A Biliteracy Mindset
Want to know what biliteracy looks and sounds like in a 4th grade DLBE classroom? Know the research behind WHY biliteracy is among the finest empowerment pedagogies out there our MLLs? Sigenme pa’ aprender….
Twenty-four fourth graders sit in neat rows, eyes glued on their teacher as Soledad leads an animated discussion on colonial protestors in the American Revolution. This is a dual language (Spanish-English) classroom in Brooklyn NY, and the students (mostly first- and second-generation Mexican-Americans), are fully engaged.
Soledad shows them a political cartoon featuring colonists holding signs with slogans like “No Stamp Act” and “No Sugar Tax.” She then asks them to turn and talk about the clues that reveal how the colonists felt about the British power over their economy.
She’s preparing them to answer the day’s prompt: “Do you think England felt threatened when the colonists were unhappy with them? Why or why not?”
Kris throws up his hand and explains that he knows the colonists were unhappy with England because they “protested.” Soledad lights up at Kris’ use of vocabulary he learned in previous lessons, then nudges him further, encouraging him to use the word “rebel” in his response.
While she works to add dimension to her students’ understanding of this historical moment, Soledad is also nurturing their biliteracy: modeling the academic register, pressing on student output, encouraging student dialogue, and celebrating academic vocabulary usage.
This, my friends, is biliteracy in action.
What’s the big deal about biliteracy?
If you’re even half the language nerd that I am, you will understand the big deal when I say, biliteracy means full language and literacy development in two languages. And this is something we can offer our students by bringing a biliteracy mindset into our classroom. A biliteracy mindset simply asks us to view a heritage language as an asset rather than a deficiency. To help students use their heritage language as a tool by leaning into translanguaging and metalanguage practices.
It looks like creating space for emergent bilinguals’ reading and writing skills to evolve and be acknowledged. It’s one of the most authentic and direct forms of empowerment pedagogy. Oodles of research* proves this fact. (Yes, oodles is a quantitative term used in the top tier journals of ed research. Did you not know this?)
*Here are 2 studies about biliteracy should you care to explore this claim further: (1) This study by the Literacy Squared Group (2) This study by Susana Ibarra Johnson and Ofelia Garcia.
So turn on that biliteracy mindset
You’re a teacher. You’re pressed for time. You don’t have the funding to access additional support and resources. You care so much, but you are so burnt out.
That’s why I’ve built a biliteracy toolkit for you to carry into your teaching space.

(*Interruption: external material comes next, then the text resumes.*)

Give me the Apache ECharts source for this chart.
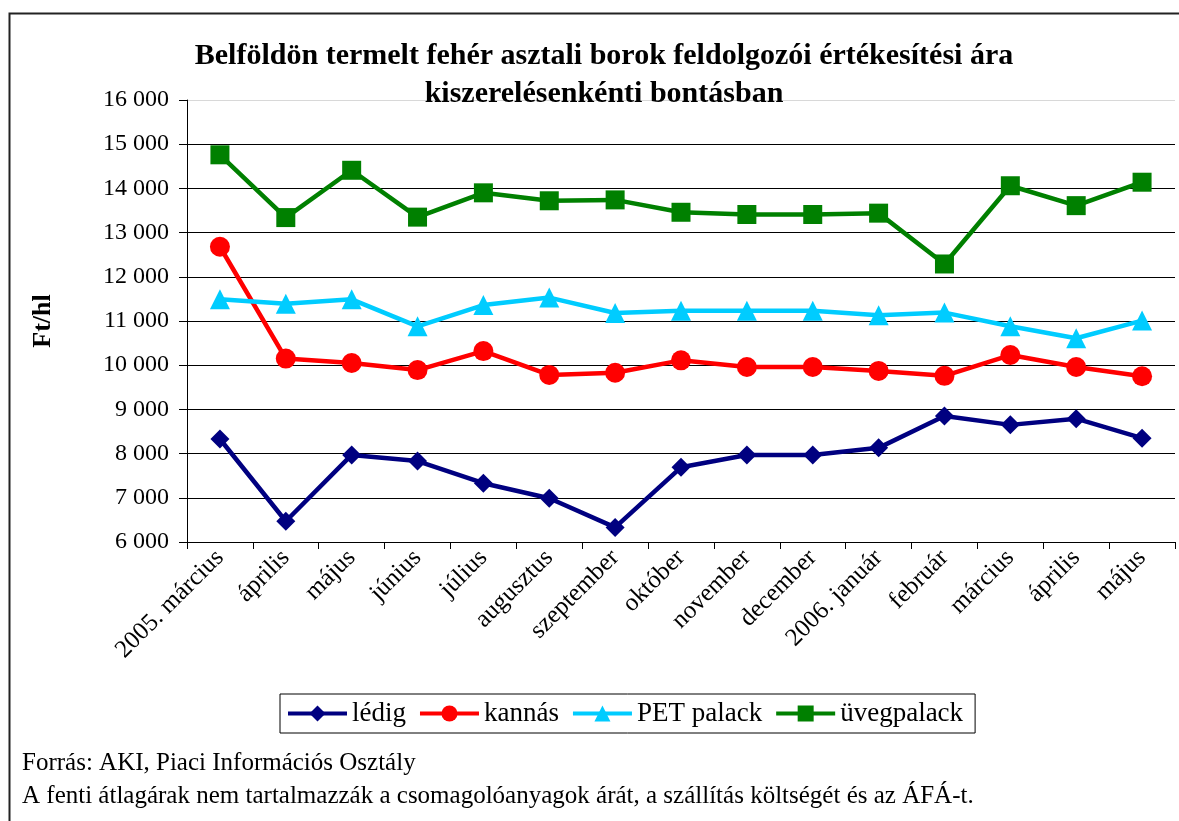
<!DOCTYPE html>
<html>
<head>
<meta charset="utf-8">
<script src="https://cdn.jsdelivr.net/npm/echarts@6/dist/echarts.min.js"></script>
<style>
  html, body { margin: 0; padding: 0; background: #fff; }
  #myChart { width: 1179px; height: 821px; }
</style>
</head>
<body>
<div id="myChart"></div>
<script>
// categories (months)
const months = ['2005. március', 'április', 'május', 'június', 'július', 'augusztus', 'szeptember',
  'október', 'november', 'december', '2006. január', 'február', 'március', 'április', 'május']

// Ft/hl values
const ledig = [8330, 6470, 7970, 7830, 7330, 6990, 6330, 7690, 7970, 7970, 8130, 8850, 8650, 8790, 8350]
const kannas = [12680, 10150, 10050, 9890, 10320, 9780, 9830, 10110, 9960, 9960, 9870, 9760, 10230, 9960, 9750]
const petPalack = [11490, 11390, 11490, 10880, 11360, 11530, 11180, 11230, 11230, 11230, 11130, 11190, 10880, 10610, 11010]
const uvegpalack = [14760, 13340, 14410, 13350, 13900, 13720, 13740, 13460, 13410, 13410, 13440, 12290, 14060, 13610, 14140]

const serif = '"Liberation Serif", "DejaVu Serif", serif'

let myChart = echarts.init(document.getElementById('myChart'))

// gridline colours from 6000 up to 16000 (top one is light, like the plot border)
const gridColors = ['#000', '#000', '#000', '#000', '#000', '#000', '#000', '#000', '#000', '#000', '#d8d8d8']

function makeSeries(name, data, color, symbol, size) {
  return {
    name: name,
    type: 'line',
    data: data,
    symbol: symbol,
    symbolSize: size,
    itemStyle: { color: color },
    lineStyle: { color: color, width: 4.5 },
    animation: false
  }
}

myChart.setOption({
  animation: false,
  textStyle: { fontFamily: serif },
  title: {
    text: 'Belföldön termelt fehér asztali borok feldolgozói értékesítési ára\nkiszerelésenkénti bontásban',
    left: 599,
    top: 32,
    textAlign: 'center',
    textStyle: { fontFamily: serif, fontSize: 30, fontWeight: 'bold', color: '#000', lineHeight: 38 }
  },
  grid: { left: 187, right: 4, top: 100, bottom: 279, containLabel: false },
  legend: {
    left: 280,
    top: 694,
    padding: [6, 12, 6, 6],
    borderColor: '#000',
    borderWidth: 1,
    itemWidth: 59,
    itemHeight: 20,
    itemGap: 12,
    lineStyle: { width: 4 },
    textStyle: { fontFamily: serif, fontSize: 27, color: '#000' },
    data: ['lédig', 'kannás', 'PET palack', 'üvegpalack']
  },
  xAxis: {
    type: 'category',
    data: months,
    boundaryGap: true,
    axisLine: { lineStyle: { color: '#000', width: 1 } },
    axisTick: { show: true, length: 7, lineStyle: { color: '#000' } },
    axisLabel: { rotate: 45, fontFamily: serif, fontSize: 25, color: '#000', margin: 12, interval: 0 }
  },
  yAxis: {
    type: 'value',
    min: 6000,
    max: 16000,
    interval: 1000,
    name: 'Ft/hl',
    nameLocation: 'middle',
    nameRotate: 90,
    nameGap: 131,
    nameTextStyle: { fontFamily: serif, fontSize: 26, fontWeight: 'bold', color: '#000' },
    axisLine: { show: true, lineStyle: { color: '#000', width: 1 } },
    axisTick: { show: true, length: 8, lineStyle: { color: '#000' } },
    splitLine: { show: true, lineStyle: { color: gridColors, width: 1 } },
    axisLabel: {
      fontFamily: serif, fontSize: 24, color: '#000', margin: 18,
      formatter: function (v) { return String(v).replace(/\B(?=(\d{3})+(?!\d))/g, ' ') }
    }
  },
  graphic: [
    { type: 'rect', left: 7, top: 11, shape: { width: 1200, height: 840 }, style: { fill: null, stroke: '#222', lineWidth: 2 }, z: 0, silent: true },
    { type: 'text', left: 22, top: 751, style: { text: 'Forrás: AKI, Piaci Információs Osztály', font: '25px ' + serif, fill: '#000' } },
    { type: 'text', left: 22, top: 784, style: { text: 'A fenti átlagárak nem tartalmazzák a csomagolóanyagok árát, a szállítás költségét és az ÁFÁ-t.', font: '25px ' + serif, fill: '#000' } }
  ],
  series: [
    makeSeries('lédig', ledig, '#000080', 'diamond', 19),
    makeSeries('kannás', kannas, '#ff0000', 'circle', 20),
    makeSeries('PET palack', petPalack, '#00ccff', 'triangle', 20),
    makeSeries('üvegpalack', uvegpalack, '#008000', 'rect', 19)
  ]
})
</script>
</body>
</html>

In fact, I’ve dedicated an entire chapter of my forthcoming workbook, Disrupting the Monolingual Bias, to exploring the impact of biliteracy and the many ways you can apply it in your classroom. (The book is slated for publication in late 2023, so stay tuned!)
Are you interested in metalanguage? Or maybe the term itself makes you want to bury your head in the sand. I’ve been there; I think we all have. But what if I told you that you already have a metalanguage practice? What I can help you develop is a heightened awareness of how you are using these practices already, as well as language and activities that will help you apply them with more clarity and greater effectiveness.. Do you think your students might respond well to my “Mapping Metalanguage to Read Alouds” activity? It’s a close reading exercise where you adopt a paraphrasing method that embeds grammatical understandings in pursuit of more robust reading comprehension. What a gift to offer your students the tools they need to build reading comprehension and deepen their understanding of how language works. And the best part is- this method can be used on any language (or bilingual) text!